** Begin **
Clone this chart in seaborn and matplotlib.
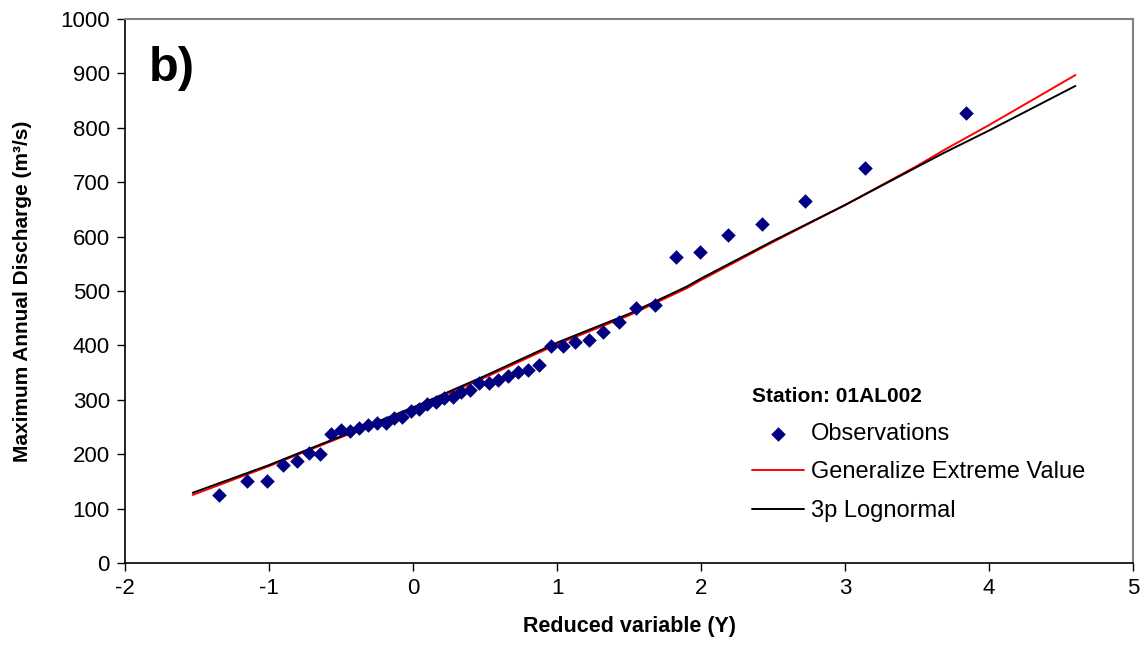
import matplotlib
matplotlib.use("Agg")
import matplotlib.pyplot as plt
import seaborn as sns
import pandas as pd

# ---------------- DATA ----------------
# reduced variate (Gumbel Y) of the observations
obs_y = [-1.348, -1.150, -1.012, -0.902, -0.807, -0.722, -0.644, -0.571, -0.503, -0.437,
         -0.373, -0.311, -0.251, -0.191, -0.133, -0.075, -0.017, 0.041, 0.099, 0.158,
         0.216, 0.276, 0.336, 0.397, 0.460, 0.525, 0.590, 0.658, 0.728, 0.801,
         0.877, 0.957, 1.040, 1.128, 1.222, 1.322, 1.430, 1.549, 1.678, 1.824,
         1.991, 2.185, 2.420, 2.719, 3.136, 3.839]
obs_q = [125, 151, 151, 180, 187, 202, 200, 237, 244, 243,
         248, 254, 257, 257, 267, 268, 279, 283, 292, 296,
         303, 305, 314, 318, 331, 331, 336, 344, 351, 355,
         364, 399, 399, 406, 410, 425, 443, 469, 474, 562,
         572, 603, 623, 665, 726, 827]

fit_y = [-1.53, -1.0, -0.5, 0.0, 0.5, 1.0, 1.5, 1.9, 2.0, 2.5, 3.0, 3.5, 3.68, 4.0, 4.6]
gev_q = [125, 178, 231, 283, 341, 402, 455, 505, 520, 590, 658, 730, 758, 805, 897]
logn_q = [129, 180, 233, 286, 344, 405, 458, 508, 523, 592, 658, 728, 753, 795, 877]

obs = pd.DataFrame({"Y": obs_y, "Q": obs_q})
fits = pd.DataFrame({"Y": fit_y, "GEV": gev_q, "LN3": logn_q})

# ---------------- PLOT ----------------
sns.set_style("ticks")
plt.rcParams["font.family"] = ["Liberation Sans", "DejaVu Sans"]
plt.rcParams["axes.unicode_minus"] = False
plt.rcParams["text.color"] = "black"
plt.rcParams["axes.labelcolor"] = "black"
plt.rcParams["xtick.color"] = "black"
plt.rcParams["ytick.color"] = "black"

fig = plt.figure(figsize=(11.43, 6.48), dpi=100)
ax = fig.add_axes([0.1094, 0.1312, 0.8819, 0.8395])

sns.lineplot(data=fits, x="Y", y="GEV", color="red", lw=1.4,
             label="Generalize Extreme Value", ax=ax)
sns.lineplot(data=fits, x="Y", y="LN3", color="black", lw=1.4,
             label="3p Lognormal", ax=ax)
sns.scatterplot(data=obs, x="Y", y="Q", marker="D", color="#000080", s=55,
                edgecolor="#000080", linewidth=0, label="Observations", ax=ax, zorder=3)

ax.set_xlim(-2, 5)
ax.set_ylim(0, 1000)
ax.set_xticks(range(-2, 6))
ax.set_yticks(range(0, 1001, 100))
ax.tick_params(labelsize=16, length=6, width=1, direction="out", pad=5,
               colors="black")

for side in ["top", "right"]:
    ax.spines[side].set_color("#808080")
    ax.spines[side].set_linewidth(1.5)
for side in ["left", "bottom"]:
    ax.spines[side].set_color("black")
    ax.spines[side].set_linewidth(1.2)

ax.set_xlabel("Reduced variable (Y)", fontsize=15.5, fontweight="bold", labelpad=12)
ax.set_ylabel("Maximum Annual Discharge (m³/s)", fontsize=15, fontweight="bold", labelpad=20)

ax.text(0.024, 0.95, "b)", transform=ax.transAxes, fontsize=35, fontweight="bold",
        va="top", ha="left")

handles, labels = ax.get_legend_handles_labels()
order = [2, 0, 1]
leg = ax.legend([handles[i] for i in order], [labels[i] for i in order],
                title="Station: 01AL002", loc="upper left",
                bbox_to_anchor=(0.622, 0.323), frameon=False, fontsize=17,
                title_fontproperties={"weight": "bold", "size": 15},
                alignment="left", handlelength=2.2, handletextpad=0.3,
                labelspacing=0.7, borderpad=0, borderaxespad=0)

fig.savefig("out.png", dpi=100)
** End **
**WHAT IS REQUIRED**
Write down every line from the opening of the listing to the line with "import pandas as pd", both included, and nothing else; the pictures are omitted.

**OUTPUT FOR THIS EXERCISE**
Clone this chart in seaborn and matplotlib.
import matplotlib
matplotlib.use("Agg")
import matplotlib.pyplot as plt
import seaborn as sns
import pandas as pd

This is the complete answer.